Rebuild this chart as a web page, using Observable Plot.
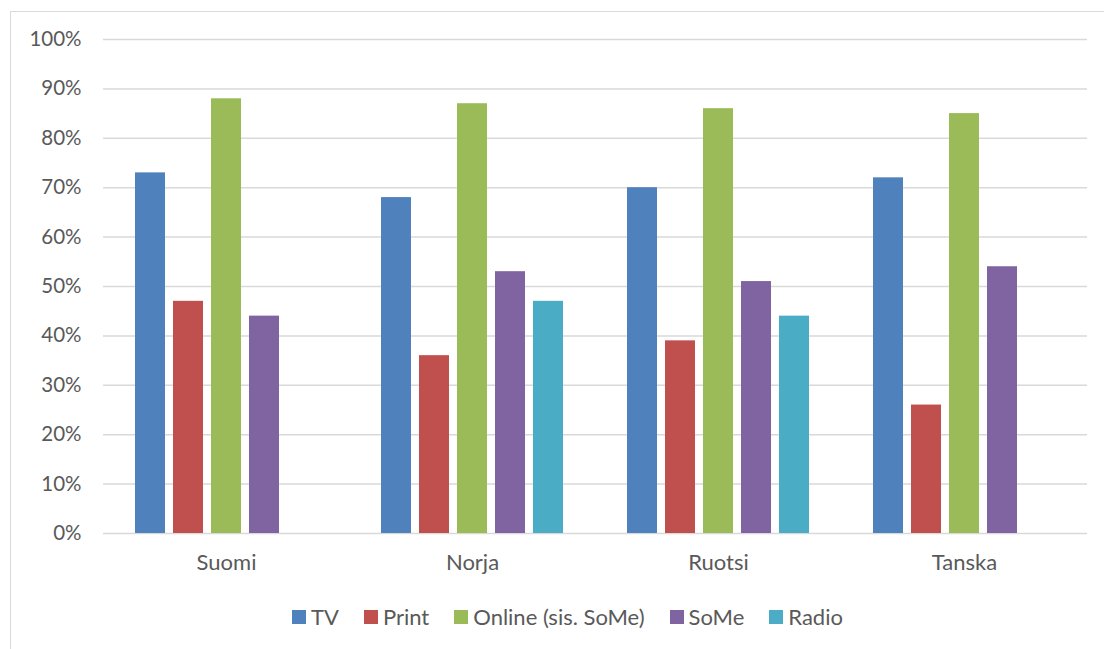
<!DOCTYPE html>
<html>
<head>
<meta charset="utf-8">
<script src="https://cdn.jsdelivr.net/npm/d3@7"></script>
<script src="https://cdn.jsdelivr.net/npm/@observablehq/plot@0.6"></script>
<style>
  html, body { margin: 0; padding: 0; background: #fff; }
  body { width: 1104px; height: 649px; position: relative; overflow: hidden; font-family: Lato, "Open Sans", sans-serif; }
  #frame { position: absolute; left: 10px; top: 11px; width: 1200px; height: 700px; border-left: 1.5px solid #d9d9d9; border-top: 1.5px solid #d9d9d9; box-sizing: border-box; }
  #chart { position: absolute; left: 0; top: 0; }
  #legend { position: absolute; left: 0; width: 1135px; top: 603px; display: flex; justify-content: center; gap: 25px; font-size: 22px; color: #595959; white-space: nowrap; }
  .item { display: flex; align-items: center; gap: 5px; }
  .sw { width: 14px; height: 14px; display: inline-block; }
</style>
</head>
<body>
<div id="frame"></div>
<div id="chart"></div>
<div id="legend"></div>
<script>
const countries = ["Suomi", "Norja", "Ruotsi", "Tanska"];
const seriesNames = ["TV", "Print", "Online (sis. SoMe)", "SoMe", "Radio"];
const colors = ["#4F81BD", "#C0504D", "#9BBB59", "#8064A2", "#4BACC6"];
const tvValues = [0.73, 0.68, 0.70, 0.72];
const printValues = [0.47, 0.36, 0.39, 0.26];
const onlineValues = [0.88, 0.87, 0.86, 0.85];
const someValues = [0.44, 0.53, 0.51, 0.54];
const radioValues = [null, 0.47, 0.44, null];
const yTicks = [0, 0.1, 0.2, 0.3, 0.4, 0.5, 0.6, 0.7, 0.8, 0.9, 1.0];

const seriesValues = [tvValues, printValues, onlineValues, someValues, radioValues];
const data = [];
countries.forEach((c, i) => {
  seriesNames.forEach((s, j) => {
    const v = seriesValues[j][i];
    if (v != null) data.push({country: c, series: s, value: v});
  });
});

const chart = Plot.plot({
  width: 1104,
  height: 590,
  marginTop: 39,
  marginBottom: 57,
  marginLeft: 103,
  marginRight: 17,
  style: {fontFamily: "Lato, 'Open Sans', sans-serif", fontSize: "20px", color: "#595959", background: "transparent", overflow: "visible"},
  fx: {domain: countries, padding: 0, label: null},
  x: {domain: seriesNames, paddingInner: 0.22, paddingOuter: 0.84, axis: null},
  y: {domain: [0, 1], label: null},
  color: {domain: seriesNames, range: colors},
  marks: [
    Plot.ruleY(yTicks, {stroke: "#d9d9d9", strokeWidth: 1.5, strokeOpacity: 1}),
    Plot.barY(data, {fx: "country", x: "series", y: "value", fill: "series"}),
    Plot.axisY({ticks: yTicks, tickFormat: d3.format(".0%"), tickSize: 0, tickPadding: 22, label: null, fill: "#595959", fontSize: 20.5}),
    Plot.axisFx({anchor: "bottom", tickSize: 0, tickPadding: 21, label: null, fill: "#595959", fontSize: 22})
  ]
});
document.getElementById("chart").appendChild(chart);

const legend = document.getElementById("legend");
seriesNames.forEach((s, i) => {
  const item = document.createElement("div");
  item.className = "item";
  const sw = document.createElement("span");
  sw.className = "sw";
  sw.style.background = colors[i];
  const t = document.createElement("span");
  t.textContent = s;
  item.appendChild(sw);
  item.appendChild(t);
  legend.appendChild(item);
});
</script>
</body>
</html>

## Set exercise
Find the word "chart" in the data and show each line that holds it.

## Exercise result
Rebuild this chart as a web page, using Observable Plot.
  #chart { position: absolute; left: 0; top: 0; }
<div id="chart"></div>
const chart = Plot.plot({
document.getElementById("chart").appendChild(chart);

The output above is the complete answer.